= Wyndham Albery =

British politician and accountant

Wyndham James Albery (1882 - 28 August 1940) was a British politician and accountant.

Born in London, Albery was the third and youngest son of the actress and theatrical manager Mary Moore (later Lady Wyndham) and playwright James Albery. His eldest brother Irving went into politics and became a Conservative MP and his middle brother, Bronson, became a theatre manager. He attended Uppingham School and became an accountant. He published some poems in 1906. He joined the Independent Labour Party (ILP), and from 1913 to 1919 served as secretary of its West London Federation, then as the federation's chair.
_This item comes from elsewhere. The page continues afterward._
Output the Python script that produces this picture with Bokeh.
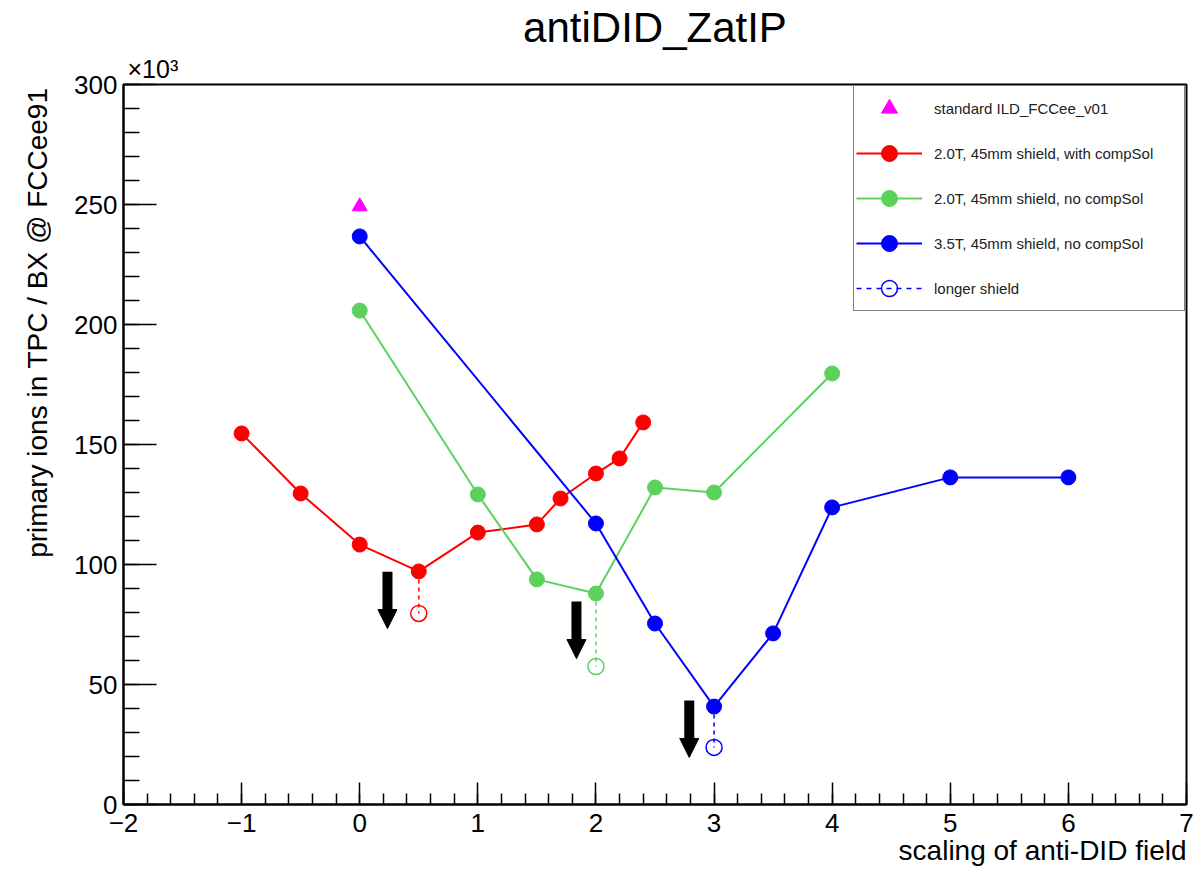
from bokeh.plotting import figure
from bokeh.models import (Arrow, NormalHead, Legend, LegendItem, SingleIntervalTicker,
                          ColumnDataSource, Range1d, Title)
from bokeh.embed import file_html
from bokeh.resources import INLINE

FONT = "Liberation Sans"

# ---- data (values in units of 10^3) ----
std_x = [0.0]
std_y = [249.2]

red_x = [-1.0, -0.5, 0.0, 0.5, 1.0, 1.5, 1.7, 2.0, 2.2, 2.4]
red_y = [154.6, 129.6, 108.3, 97.1, 113.3, 116.7, 127.5, 137.9, 144.2, 159.2]

green_x = [0.0, 1.0, 1.5, 2.0, 2.5, 3.0, 4.0]
green_y = [205.8, 129.2, 93.8, 87.9, 132.1, 130.0, 179.6]

blue_x = [0.0, 2.0, 2.5, 3.0, 3.5, 4.0, 5.0, 6.0]
blue_y = [236.7, 117.1, 75.4, 40.8, 71.3, 123.8, 136.3, 136.3]

long_x = [0.5, 2.0, 3.0]
long_base_y = [97.1, 87.9, 40.8]
long_y = [79.6, 57.5, 23.8]
long_colors = ["#ff0000", "#5cd15c", "#0000ff"]

arrow_x = [0.235, 1.835, 2.79]
arrow_top = [97.0, 84.6, 43.3]
arrow_tip = [73.3, 60.8, 19.6]

RED, GREEN, BLUE, MAGENTA = "#ff0000", "#5cd15c", "#0000ff", "#ff00ff"

p = figure(width=1200, height=869, x_range=Range1d(-2, 7), y_range=Range1d(0, 300),
           output_backend="svg", toolbar_location=None, title=None,
           min_border_left=123, min_border_right=14, min_border_top=84, min_border_bottom=65)
p.xgrid.visible = False
p.ygrid.visible = False
p.outline_line_color = "black"
p.outline_line_width = 2
p.background_fill_color = "white"
p.border_fill_color = "white"

# axes
p.xaxis.ticker = SingleIntervalTicker(interval=1, num_minor_ticks=5)
p.yaxis.ticker = SingleIntervalTicker(interval=50, num_minor_ticks=5)
p.xaxis.major_label_overrides = {-2: "\u22122", -1: "\u22121"}
for ax, tin, tmin in ((p.xaxis, 22, 11), (p.yaxis, 33, 16)):
    ax.major_tick_in = tin
    ax.major_tick_out = 0
    ax.minor_tick_in = tmin
    ax.minor_tick_out = 0
    ax.axis_line_width = 2
    ax.major_tick_line_width = 1.5
    ax.minor_tick_line_width = 1.5
    ax.axis_line_color = "black"
    ax.major_tick_line_color = "black"
    ax.minor_tick_line_color = "black"
    ax.major_label_text_font = FONT
    ax.major_label_text_font_size = "26px"
    ax.major_label_text_color = "black"
p.xaxis.major_label_standoff = 9
p.yaxis.major_label_standoff = 6

# connectors for longer shield
for x, y0, y1, c in zip(long_x, long_base_y, long_y, long_colors):
    p.line([x, x], [y0, y1], line_color=c, line_width=1.5, line_dash="4 4")
p.scatter(long_x, long_y, marker="circle", size=16, fill_color=None,
          line_color=long_colors, line_width=1.5)

# series
r_line = p.line(red_x, red_y, line_color=RED, line_width=2)
r_pts = p.scatter(red_x, red_y, marker="circle", size=15, fill_color=RED, line_color=RED)
g_line = p.line(green_x, green_y, line_color=GREEN, line_width=2)
g_pts = p.scatter(green_x, green_y, marker="circle", size=15, fill_color=GREEN, line_color=GREEN)
b_line = p.line(blue_x, blue_y, line_color=BLUE, line_width=2)
b_pts = p.scatter(blue_x, blue_y, marker="circle", size=15, fill_color=BLUE, line_color=BLUE)
s_pts = p.scatter(std_x, std_y, marker="triangle", size=15, fill_color=MAGENTA, line_color=MAGENTA)

# legend-only renderers for "longer shield"
nan = float("nan")
l_line = p.line([nan], [nan], line_color=BLUE, line_width=1.5, line_dash="5 5")
l_pts = p.scatter([nan], [nan], marker="circle", size=16, fill_color=None, line_color=BLUE, line_width=1.5)

# arrows
asrc = ColumnDataSource(dict(x=arrow_x, y0=arrow_top, y1=arrow_tip))
p.add_layout(Arrow(end=NormalHead(size=19, fill_color="black", line_color="black"),
                   x_start="x", y_start="y0", x_end="x", y_end="y1", source=asrc,
                   line_width=10, line_color="black"))

legend = Legend(items=[
    LegendItem(label="standard ILD_FCCee_v01", renderers=[s_pts]),
    LegendItem(label="2.0T, 45mm shield, with compSol", renderers=[r_line, r_pts]),
    LegendItem(label="2.0T, 45mm shield, no compSol", renderers=[g_line, g_pts]),
    LegendItem(label="3.5T, 45mm shield, no compSol", renderers=[b_line, b_pts]),
    LegendItem(label="longer shield", renderers=[l_line, l_pts]),
], location="top_right")
legend.margin = 1
legend.padding = 2
legend.spacing = 5
legend.glyph_width = 66
legend.glyph_height = 40
legend.label_height = 40
legend.label_width = 248
legend.label_standoff = 12
legend.label_text_font = FONT
legend.label_text_font_size = "15px"
legend.label_text_color = "#222222"
legend.border_line_color = "black"
legend.border_line_width = 1.5
legend.background_fill_color = "white"
legend.background_fill_alpha = 1.0
p.add_layout(legend)

# titles / axis titles
p.add_layout(Title(text="\u00d710\u00b3", align="left", offset=4, standoff=3,
                   text_font=FONT, text_font_size="25px", text_font_style="normal",
                   text_color="black"), "above")
p.add_layout(Title(text="antiDID_ZatIP", align="center", standoff=2,
                   text_font=FONT, text_font_size="42px", text_font_style="normal",
                   text_color="black"), "above")
p.add_layout(Title(text="scaling of anti-DID field", align="right", standoff=-4,
                   text_font=FONT, text_font_size="28px", text_font_style="normal",
                   text_color="black"), "below")
p.add_layout(Title(text="primary ions in TPC / BX @ FCCee91", align="right", offset=3, standoff=37,
                   text_font=FONT, text_font_size="28px", text_font_style="normal",
                   text_color="black"), "left")

open("out.html", "w").write(file_html(p, INLINE))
Albery was a conscientious objector during World War I, and was imprisoned in 1917, but soon released. Through the ILP, he became active in the Labour Party, serving on Marylebone Council from 1919. At the 1922 and 1923 UK general elections, he stood unsuccessfully in Hammersmith South. In 1923, he became treasurer of the London Divisional Council of the ILP, and from 1924 he was chair of the party's North West London Federation. By 1930, he represented the ILP the executive of the London Labour Party, on which he argued against work tests for recipients of outdoor relief. At the 1931 London County Council election, he stood unsuccessfully in Hammersmith South.

His niece through Irving was Jessica Albery, an architect and town planner, one of the first professional women architects in the UK in the early 20th century.